Geopolitical Fractures and Economic Interests
The treaty negotiations expose fundamental tensions between public health priorities and petrochemical industry interests. Previous negotiations in Busan, South Korea, ended without agreement as over 100 nations supported production caps while several oil-producing countries focused solely on waste management. The US alignment with oil-producing nations reflects strategic economic considerations that prioritize downstream revenue over upstream health costs.
This positioning creates a diplomatic paradox. While the US State Department maintains that “each country should take decisions according to its national context,” the leaked memo language suggests coordinated pressure on other nations to reject production limits. The distinction between national sovereignty and international influence becomes blurred when economic superpowers use their negotiating leverage to shape global health policy.
Career State Department officials who previously represented the Biden administration now carry forward positions that directly contradict their former administration’s climate commitments. This institutional continuity across political transitions demonstrates how embedded economic interests can transcend electoral cycles, particularly in sectors where regulatory changes threaten established revenue streams.
Health Impact Quantification and Policy Response
The Lancet analysis reveals that plastic pollution impacts fall “disproportionately upon low-income and at-risk populations”, creating a global justice dimension that complicates purely economic arguments against production limits. The principal driver identified is “accelerating growth in plastic production”, making production caps a logical intervention target rather than a peripheral policy consideration.

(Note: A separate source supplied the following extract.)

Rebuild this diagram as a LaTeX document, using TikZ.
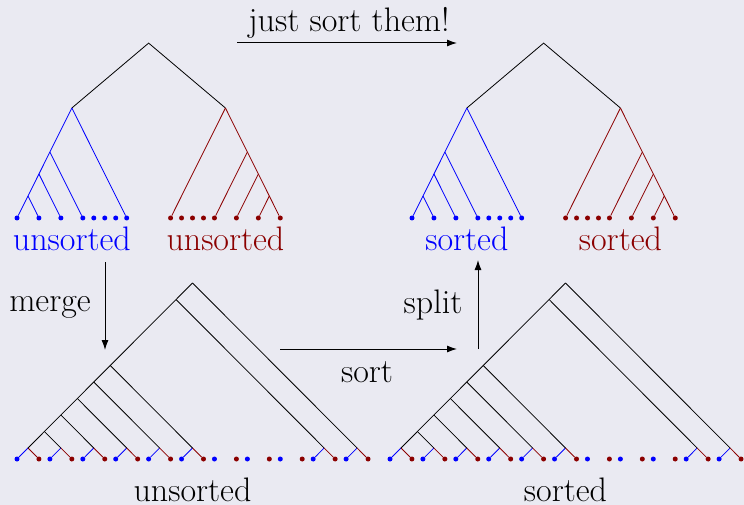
\documentclass[tikz,border=0pt]{standalone}
\usetikzlibrary{arrows.meta}
\definecolor{bgc}{RGB}{234,234,242}
\definecolor{dred}{RGB}{139,0,0}
\definecolor{bblue}{RGB}{0,0,255}
\tikzset{
  edge/.style={line width=0.8pt},
  bl/.style={edge, bblue},
  rd/.style={edge, dred},
  bk/.style={edge, black},
  bdot/.style={circle, fill=bblue, inner sep=0pt, minimum size=5pt},
  rdot/.style={circle, fill=dred, inner sep=0pt, minimum size=5pt},
  arr/.style={line width=1pt, -{Latex[length=10pt,width=7pt]}},
  lbl/.style={font=\fontsize{34}{40}\selectfont, anchor=base, inner sep=0pt},
}
\newcommand{\TopTree}[4]{%
\begin{scope}[shift={(#2,218)}, x=10.97pt, y=11pt]
  \foreach \i/\p in {0/0,1/2,2/4,3/6,4/7,5/8,6/9,7/10}
    \node[bdot] (#1b\i) at (\p,0) {};
  \foreach \i/\p in {0/14,1/15,2/16,3/17,4/18,5/20,6/22,7/24}
    \node[rdot] (#1r\i) at (\p,0) {};
  \coordinate (#1B1) at (5,10);
  \coordinate (#1B2) at (3,6);
  \coordinate (#1B3) at (2,4);
  \coordinate (#1B4) at (1,2);
  \coordinate (#1R1) at (19,10);
  \coordinate (#1R2) at (21,6);
  \coordinate (#1R3) at (22,4);
  \coordinate (#1R4) at (23,2);
  \coordinate (#1T) at (12,15.9);
  \draw[bk] (#1B1) -- (#1T) -- (#1R1);
  \draw[bl] (#1B1) -- (#1B2) -- (#1B3) -- (#1B4) -- (#1b0);
  \draw[bl] (#1B1) -- (#1b7);
  \draw[bl] (#1B2) -- (#1b3);
  \draw[bl] (#1B3) -- (#1b2);
  \draw[bl] (#1B4) -- (#1b1);
  \draw[rd] (#1R1) -- (#1R2) -- (#1R3) -- (#1R4) -- (#1r7);
  \draw[rd] (#1R1) -- (#1r0);
  \draw[rd] (#1R2) -- (#1r4);
  \draw[rd] (#1R3) -- (#1r5);
  \draw[rd] (#1R4) -- (#1r6);
  \node[lbl, text=bblue] (#1lb) at (5,-3) {#3};
  \node[lbl, text=dred] (#1lr) at (19,-3) {#4};
\end{scope}}
\newcommand{\BotTree}[3]{%
\begin{scope}[shift={(#2,459)}, x=10.97pt, y=11pt]
  \foreach \k in {0,...,10}{
    \pgfmathsetmacro{\xb}{3*\k}
    \pgfmathsetmacro{\xr}{3*\k+2}
    \node[bdot] (#1b\k) at (\xb,0) {};
    \node[rdot] (#1r\k) at (\xr,0) {};
    \coordinate (#1S\k) at ({1+1.5*\k},{1+1.5*\k});
  }
  \foreach \k in {0,1,2,3,4,5,9,10}{
    \coordinate (#1P\k) at ({1+3*\k},1);
    \draw[bl] (#1P\k) -- (#1b\k);
    \draw[rd] (#1P\k) -- (#1r\k);
  }
  \draw[bk] (#1S0) -- (#1S10);
  \foreach \k in {1,2,3,4,5,9,10}
    \draw[bk] (#1S\k) -- (#1P\k);
  \node[lbl] (#1lab) at (16,-3.9) {#3};
\end{scope}}
\begin{document}
\begin{tikzpicture}[x=1pt, y=-1pt]
  \fill[bgc] (0,0) rectangle (744,505);
  \useasboundingbox (0,0) rectangle (744,505);
  \TopTree{tl}{17}{unsorted}{unsorted}
  \TopTree{tr}{412}{sorted}{sorted}
  \BotTree{bl}{17}{unsorted}
  \BotTree{br}{390}{sorted}
  % arrows
  \coordinate (js1) at (237,43);
  \coordinate (js2) at (457,43);
  \draw[arr] (js1) -- (js2);
  \node[lbl] (jslab) at (349,32) {just sort them!};
  \coordinate (mg1) at (105,262);
  \coordinate (mg2) at (105,350);
  \draw[arr] (mg1) -- (mg2);
  \node[lbl] (mglab) at (50,311) {merge};
  \coordinate (so1) at (280,349);
  \coordinate (so2) at (457,349);
  \draw[arr] (so1) -- (so2);
  \node[lbl] (solab) at (367,382) {sort};
  \coordinate (sp1) at (478,349);
  \coordinate (sp2) at (478,260);
  \draw[arr] (sp1) -- (sp2);
  \node[lbl] (splab) at (433,313) {split};
\end{tikzpicture}
\end{document}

The timing of The Lancet study’s release during Geneva negotiations reflects strategic academic engagement with policy processes. However, the study’s methodology for calculating $1.5 trillion in annual costs requires examination. The figure represents costs from just three plastic chemicals across 38 countries, representing one-third of the global population, suggesting the total global impact may be substantially higher when a comprehensive analysis is conducted.
The Lancet explicitly states that “the world cannot recycle its way out of the plastic pollution crisis”, directly challenging the waste-focused approach favored by oil-producing nations and now endorsed by the US. This scientific consensus creates pressure for upstream interventions that production caps would provide, making the US position appear increasingly isolated from evidence-based policy formation.
Market Dynamics and Regulatory Arbitrage
The US rejection of production limits creates opportunities for regulatory arbitrage that may ultimately undermine American economic interests. Countries implementing strict production caps could develop competitive advantages in alternative materials and circular economy technologies, while US companies remain dependent on linear plastic production models.
Comparing plastic to air and lead pollution, The Lancet report emphasizes that health impacts “could be mitigated by laws and policies”. Historical precedents with successful pollution control demonstrate that early regulatory action often creates first-mover advantages for compliant industries, while resistance to change concentrates costs in non-compliant sectors.
The economic argument against production caps assumes static technology and consumer preferences. However, countries implementing caps may accelerate innovation in alternative materials, potentially creating new export opportunities while reducing long-term healthcare costs. The US position may therefore protect short-term petrochemical profits while sacrificing longer-term competitive positioning.
Diplomatic Isolation and Alliance Strain
Current negotiations remain gridlocked over production caps and chemical restrictions, with the US occupying an increasingly isolated position. The memo’s circulation to multiple countries suggests coordinated pressure that may strain relationships with allies who support more aggressive action.
The contrast between US domestic plastic waste export practices and international negotiating positions creates credibility challenges. Countries remain deeply divided ahead of negotiations, but the US stance as the primary production cap opponent may push previously neutral nations toward more aggressive positions to demonstrate independence from US influence.
The treaty requires finalization at a conference of plenipotentiaries, with Ecuador, Peru, Rwanda, and Senegal as potential hosts. The selection of host countries from the Global South reflects shifting diplomatic dynamics where developing nations increasingly drive environmental policy despite limited historical responsibility for the crisis.
The intersection of $1.5 trillion in annual health costs with coordinated resistance to production limits reveals how global health policy becomes subordinated to industrial interests when economic leverage exceeds democratic accountability. As nations attempt to “center human health” in treaty finalization, the US position demonstrates how public health can become collateral damage in geopolitical maneuvering, creating precedents that may extend well beyond plastic pollution into other areas where corporate profits conflict with population health outcomes.